Thompson’s placement in the short area of the field is acceptable for an NFL quarterback. However, just like his general accuracy, his placement starts to waver on longer throws. The play above is a prime example of how bad placement can limit a quarterback’s effectiveness.
Watch the receiver at the top of the screen who is running a dig route. Thompson takes a while to get through his progressions, so the receiver ends up crossing the entire field while being wide open. Thompson eventually finds him, but his throw forces the receiver to slide to the ground.
If Thompson threw this ball on the receiver's other shoulder, it would have allowed him to stay on his feet, turn upfield, and pick up significantly more yards. Thompson’s poor placement on throws down the field forces the offense to leave a lot of meat on the bone.
The last limitation to make of note with Thompson is his arm strength. He has flashes of quality arm strength, like the first play in this article, but there are many more throws that look like the one above.

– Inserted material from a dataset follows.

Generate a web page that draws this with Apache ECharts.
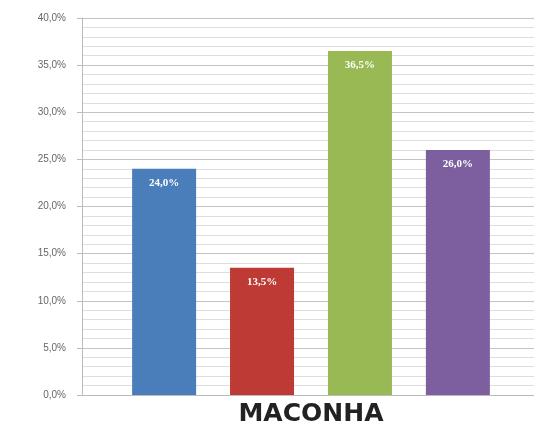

Kansas State’s running back is running a wheel route on this play, and he’s open for what could be a potential touchdown. Thompson just can’t quite get the ball there. He needed to put more arc on it and drop it over the top, but instead the ball died on him a couple of yards early.
There are a lot of underthrown passes on Thompson’s film that make the life of his receivers much harder than it has to be. Thompson’s arm strength isn’t prohibitively bad, but it’s definitely not a strength of his game either.
Thompson has some traits that translate well to Miami’s scheme like short-game accuracy, mobility, and experience running play-action concepts from under center. However, Thompson’s limited accuracy, placement, and arm strength could force him to remain a third quarterback for most of his career barring major improvement.